Return all entries precisely as they stand, without the images.

===== Listed records =====

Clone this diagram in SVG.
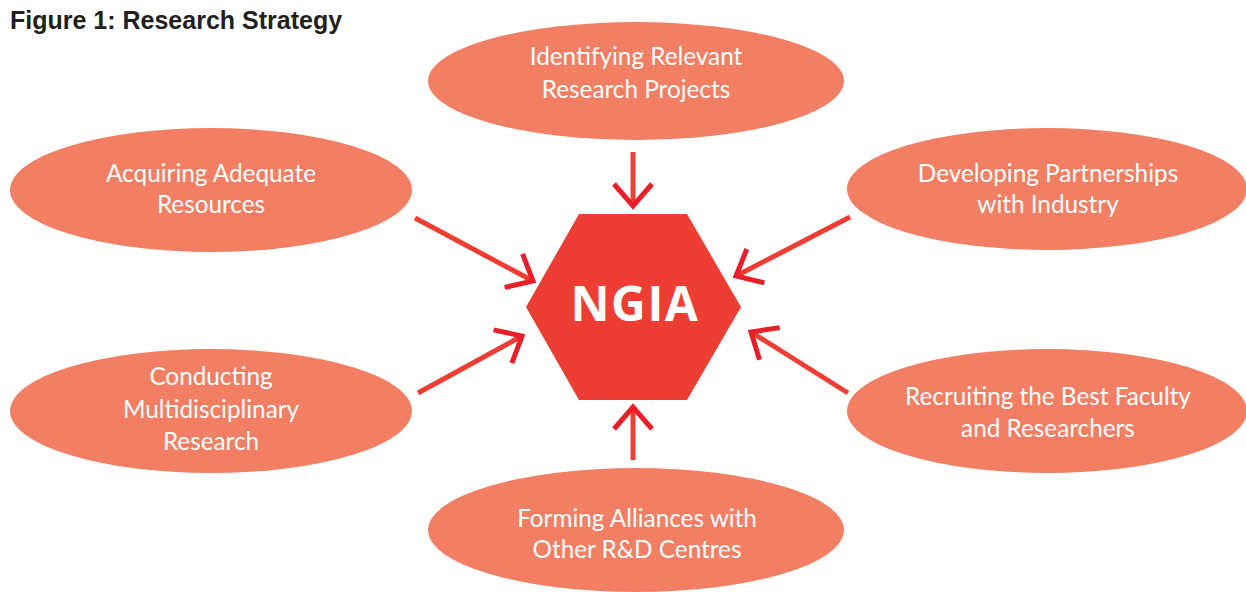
<svg xmlns="http://www.w3.org/2000/svg" width="1246" height="592" viewBox="0 0 1246 592">
<style>
.title{font-family:"Liberation Sans",Arial,sans-serif;font-weight:bold;font-size:25px;fill:#231f20}
.oval{fill:#F27F64}
.lbl{font-family:Lato,"Liberation Sans",sans-serif;font-size:24.3px;fill:#ffffff;text-anchor:middle}
.hub{fill:#EE3E33}
.hubt{font-family:"Open Sans","Liberation Sans",sans-serif;font-weight:bold;font-size:48px;fill:#ffffff;text-anchor:middle;letter-spacing:1.5px}
.conn{stroke:#EE3E33;stroke-width:5;fill:none;marker-end:url(#ah)}
</style>
<defs>
<marker id="ah" markerUnits="userSpaceOnUse" markerWidth="40" markerHeight="44" viewBox="-30 -22 40 44" refX="0" refY="0" orient="auto">
<path d="M-22,-19 L0,0 L-22,19" fill="none" stroke="#E81F28" stroke-width="5"/>
</marker>
</defs>
<rect width="1246" height="592" fill="#ffffff"/>
<text class="title" x="10" y="29">Figure 1: Research Strategy</text>

<g id="connectors">
<line class="conn" x1="633" y1="152" x2="633" y2="206"/>
<line class="conn" x1="415" y1="218" x2="533" y2="281"/>
<line class="conn" x1="418" y1="393" x2="522" y2="336"/>
<line class="conn" x1="850" y1="217" x2="736" y2="276"/>
<line class="conn" x1="848" y1="393" x2="751" y2="332"/>
<line class="conn" x1="633" y1="460" x2="633" y2="407"/>
</g>

<g id="hub">
<polygon class="hub" points="579,214 687,214 741,307 687,400 579,400 526,307"/>
<text class="hubt" x="635" y="321">NGIA</text>
</g>

<g id="n-identifying">
<ellipse class="oval" cx="636" cy="81" rx="208" ry="59"/>
<text class="lbl" x="636" y="65">Identifying Relevant</text>
<text class="lbl" x="636" y="98">Research Projects</text>
</g>

<g id="n-acquiring">
<ellipse class="oval" cx="211" cy="190" rx="201" ry="62"/>
<text class="lbl" x="211" y="182">Acquiring Adequate</text>
<text class="lbl" x="211" y="213">Resources</text>
</g>

<g id="n-developing">
<ellipse class="oval" cx="1047" cy="189" rx="200" ry="61"/>
<text class="lbl" x="1048" y="182">Developing Partnerships</text>
<text class="lbl" x="1048" y="213">with Industry</text>
</g>

<g id="n-conducting">
<ellipse class="oval" cx="211" cy="411" rx="201" ry="62"/>
<text class="lbl" x="211" y="385">Conducting</text>
<text class="lbl" x="211" y="418">Multidisciplinary</text>
<text class="lbl" x="211" y="450">Research</text>
</g>

<g id="n-recruiting">
<ellipse class="oval" cx="1047" cy="411" rx="200" ry="62"/>
<text class="lbl" x="1048" y="405">Recruiting the Best Faculty</text>
<text class="lbl" x="1048" y="437">and Researchers</text>
</g>

<g id="n-forming">
<ellipse class="oval" cx="636" cy="530" rx="208" ry="62"/>
<text class="lbl" x="637" y="527">Forming Alliances with</text>
<text class="lbl" x="637" y="558">Other R&amp;D Centres</text>
</g>
</svg>
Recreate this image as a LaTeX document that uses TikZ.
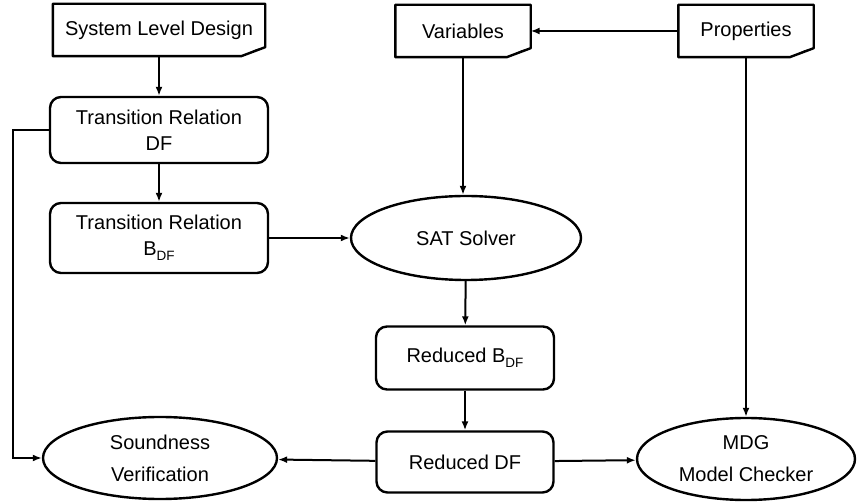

=====

## Exercise solution
Clone this diagram in SVG.
<svg xmlns="http://www.w3.org/2000/svg" width="1246" height="592" viewBox="0 0 1246 592">
<style>
.title{font-family:"Liberation Sans",Arial,sans-serif;font-weight:bold;font-size:25px;fill:#231f20}
.oval{fill:#F27F64}
.lbl{font-family:Lato,"Liberation Sans",sans-serif;font-size:24.3px;fill:#ffffff;text-anchor:middle}
.hub{fill:#EE3E33}
.hubt{font-family:"Open Sans","Liberation Sans",sans-serif;font-weight:bold;font-size:48px;fill:#ffffff;text-anchor:middle;letter-spacing:1.5px}
.conn{stroke:#EE3E33;stroke-width:5;fill:none;marker-end:url(#ah)}
</style>
<defs>
<marker id="ah" markerUnits="userSpaceOnUse" markerWidth="40" markerHeight="44" viewBox="-30 -22 40 44" refX="0" refY="0" orient="auto">
<path d="M-22,-19 L0,0 L-22,19" fill="none" stroke="#E81F28" stroke-width="5"/>
</marker>
</defs>
<rect width="1246" height="592" fill="#ffffff"/>
<text class="title" x="10" y="29">Figure 1: Research Strategy</text>

<g id="connectors">
<line class="conn" x1="633" y1="152" x2="633" y2="206"/>
<line class="conn" x1="415" y1="218" x2="533" y2="281"/>
<line class="conn" x1="418" y1="393" x2="522" y2="336"/>
<line class="conn" x1="850" y1="217" x2="736" y2="276"/>
<line class="conn" x1="848" y1="393" x2="751" y2="332"/>
<line class="conn" x1="633" y1="460" x2="633" y2="407"/>
</g>

<g id="hub">
<polygon class="hub" points="579,214 687,214 741,307 687,400 579,400 526,307"/>
<text class="hubt" x="635" y="321">NGIA</text>
</g>

<g id="n-identifying">
<ellipse class="oval" cx="636" cy="81" rx="208" ry="59"/>
<text class="lbl" x="636" y="65">Identifying Relevant</text>
<text class="lbl" x="636" y="98">Research Projects</text>
</g>

<g id="n-acquiring">
<ellipse class="oval" cx="211" cy="190" rx="201" ry="62"/>
<text class="lbl" x="211" y="182">Acquiring Adequate</text>
<text class="lbl" x="211" y="213">Resources</text>
</g>

<g id="n-developing">
<ellipse class="oval" cx="1047" cy="189" rx="200" ry="61"/>
<text class="lbl" x="1048" y="182">Developing Partnerships</text>
<text class="lbl" x="1048" y="213">with Industry</text>
</g>

<g id="n-conducting">
<ellipse class="oval" cx="211" cy="411" rx="201" ry="62"/>
<text class="lbl" x="211" y="385">Conducting</text>
<text class="lbl" x="211" y="418">Multidisciplinary</text>
<text class="lbl" x="211" y="450">Research</text>
</g>

<g id="n-recruiting">
<ellipse class="oval" cx="1047" cy="411" rx="200" ry="62"/>
<text class="lbl" x="1048" y="405">Recruiting the Best Faculty</text>
<text class="lbl" x="1048" y="437">and Researchers</text>
</g>

<g id="n-forming">
<ellipse class="oval" cx="636" cy="530" rx="208" ry="62"/>
<text class="lbl" x="637" y="527">Forming Alliances with</text>
<text class="lbl" x="637" y="558">Other R&amp;D Centres</text>
</g>
</svg>
Recreate this image as a LaTeX document that uses TikZ.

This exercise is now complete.